_Goal:_
Do not copy the pictures; transcribe all other material exactly.

_Data for this exercise:_
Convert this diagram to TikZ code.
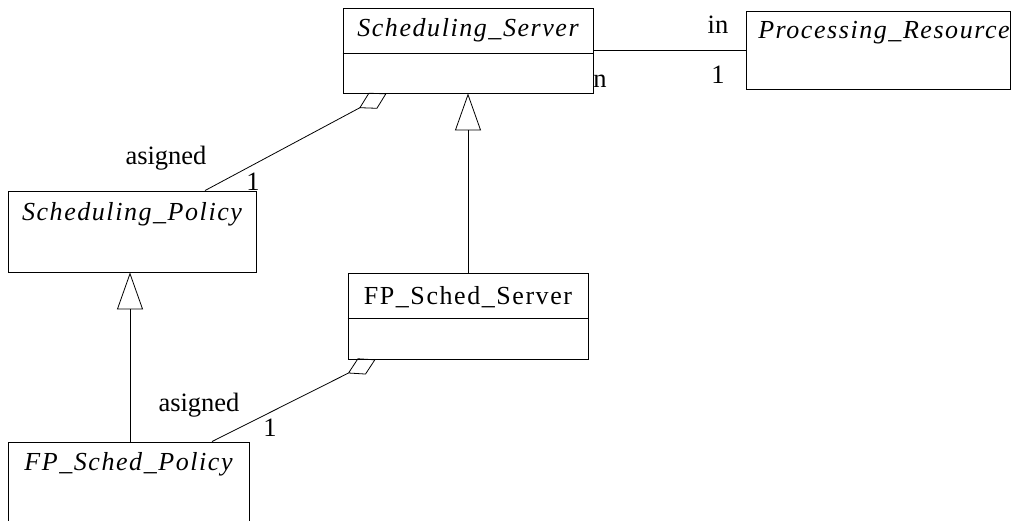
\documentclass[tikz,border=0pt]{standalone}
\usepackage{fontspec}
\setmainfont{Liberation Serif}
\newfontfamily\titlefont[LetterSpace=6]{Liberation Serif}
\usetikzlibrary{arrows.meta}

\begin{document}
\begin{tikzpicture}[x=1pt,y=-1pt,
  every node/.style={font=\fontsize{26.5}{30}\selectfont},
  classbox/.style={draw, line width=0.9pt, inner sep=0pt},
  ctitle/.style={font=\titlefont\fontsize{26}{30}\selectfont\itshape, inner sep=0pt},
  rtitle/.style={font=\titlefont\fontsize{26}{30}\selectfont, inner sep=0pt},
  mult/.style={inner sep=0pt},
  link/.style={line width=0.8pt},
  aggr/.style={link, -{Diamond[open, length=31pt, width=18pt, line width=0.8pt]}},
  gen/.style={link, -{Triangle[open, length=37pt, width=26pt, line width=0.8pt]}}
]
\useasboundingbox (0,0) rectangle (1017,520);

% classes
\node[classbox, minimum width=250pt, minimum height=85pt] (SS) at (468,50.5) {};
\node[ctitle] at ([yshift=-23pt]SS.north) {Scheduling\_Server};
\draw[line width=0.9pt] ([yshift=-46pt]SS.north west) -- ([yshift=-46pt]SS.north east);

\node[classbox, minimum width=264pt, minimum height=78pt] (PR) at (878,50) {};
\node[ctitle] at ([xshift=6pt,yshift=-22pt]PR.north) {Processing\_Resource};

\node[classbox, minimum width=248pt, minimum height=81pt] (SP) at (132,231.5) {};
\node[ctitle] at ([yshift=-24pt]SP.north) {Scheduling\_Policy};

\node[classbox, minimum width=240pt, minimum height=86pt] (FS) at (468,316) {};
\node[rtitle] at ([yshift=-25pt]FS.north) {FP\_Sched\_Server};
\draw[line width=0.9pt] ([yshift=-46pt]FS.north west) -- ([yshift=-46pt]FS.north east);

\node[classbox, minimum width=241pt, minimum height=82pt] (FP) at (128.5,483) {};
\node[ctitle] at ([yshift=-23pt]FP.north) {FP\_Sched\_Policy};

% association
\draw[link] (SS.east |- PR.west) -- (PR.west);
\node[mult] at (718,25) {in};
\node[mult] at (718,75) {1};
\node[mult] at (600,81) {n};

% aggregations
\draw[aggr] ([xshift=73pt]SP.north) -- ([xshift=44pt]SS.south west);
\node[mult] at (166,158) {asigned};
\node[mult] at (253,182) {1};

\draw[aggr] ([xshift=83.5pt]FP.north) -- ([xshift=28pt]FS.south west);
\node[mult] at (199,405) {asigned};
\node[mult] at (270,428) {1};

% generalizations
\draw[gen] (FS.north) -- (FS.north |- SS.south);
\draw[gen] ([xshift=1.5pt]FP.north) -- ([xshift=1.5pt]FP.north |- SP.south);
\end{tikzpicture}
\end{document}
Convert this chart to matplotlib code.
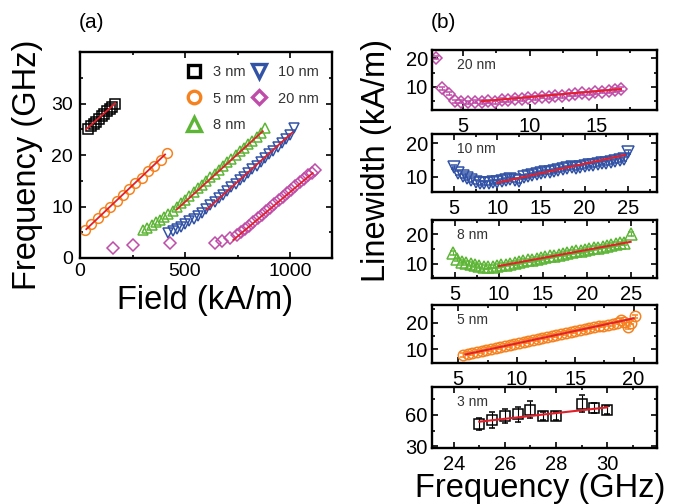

_Problem solution:_
Convert this diagram to TikZ code.
\documentclass[tikz,border=0pt]{standalone}
\usepackage{fontspec}
\setmainfont{Liberation Serif}
\newfontfamily\titlefont[LetterSpace=6]{Liberation Serif}
\usetikzlibrary{arrows.meta}

\begin{document}
\begin{tikzpicture}[x=1pt,y=-1pt,
  every node/.style={font=\fontsize{26.5}{30}\selectfont},
  classbox/.style={draw, line width=0.9pt, inner sep=0pt},
  ctitle/.style={font=\titlefont\fontsize{26}{30}\selectfont\itshape, inner sep=0pt},
  rtitle/.style={font=\titlefont\fontsize{26}{30}\selectfont, inner sep=0pt},
  mult/.style={inner sep=0pt},
  link/.style={line width=0.8pt},
  aggr/.style={link, -{Diamond[open, length=31pt, width=18pt, line width=0.8pt]}},
  gen/.style={link, -{Triangle[open, length=37pt, width=26pt, line width=0.8pt]}}
]
\useasboundingbox (0,0) rectangle (1017,520);

% classes
\node[classbox, minimum width=250pt, minimum height=85pt] (SS) at (468,50.5) {};
\node[ctitle] at ([yshift=-23pt]SS.north) {Scheduling\_Server};
\draw[line width=0.9pt] ([yshift=-46pt]SS.north west) -- ([yshift=-46pt]SS.north east);

\node[classbox, minimum width=264pt, minimum height=78pt] (PR) at (878,50) {};
\node[ctitle] at ([xshift=6pt,yshift=-22pt]PR.north) {Processing\_Resource};

\node[classbox, minimum width=248pt, minimum height=81pt] (SP) at (132,231.5) {};
\node[ctitle] at ([yshift=-24pt]SP.north) {Scheduling\_Policy};

\node[classbox, minimum width=240pt, minimum height=86pt] (FS) at (468,316) {};
\node[rtitle] at ([yshift=-25pt]FS.north) {FP\_Sched\_Server};
\draw[line width=0.9pt] ([yshift=-46pt]FS.north west) -- ([yshift=-46pt]FS.north east);

\node[classbox, minimum width=241pt, minimum height=82pt] (FP) at (128.5,483) {};
\node[ctitle] at ([yshift=-23pt]FP.north) {FP\_Sched\_Policy};

% association
\draw[link] (SS.east |- PR.west) -- (PR.west);
\node[mult] at (718,25) {in};
\node[mult] at (718,75) {1};
\node[mult] at (600,81) {n};

% aggregations
\draw[aggr] ([xshift=73pt]SP.north) -- ([xshift=44pt]SS.south west);
\node[mult] at (166,158) {asigned};
\node[mult] at (253,182) {1};

\draw[aggr] ([xshift=83.5pt]FP.north) -- ([xshift=28pt]FS.south west);
\node[mult] at (199,405) {asigned};
\node[mult] at (270,428) {1};

% generalizations
\draw[gen] (FS.north) -- (FS.north |- SS.south);
\draw[gen] ([xshift=1.5pt]FP.north) -- ([xshift=1.5pt]FP.north |- SP.south);
\end{tikzpicture}
\end{document}
Convert this chart to matplotlib code.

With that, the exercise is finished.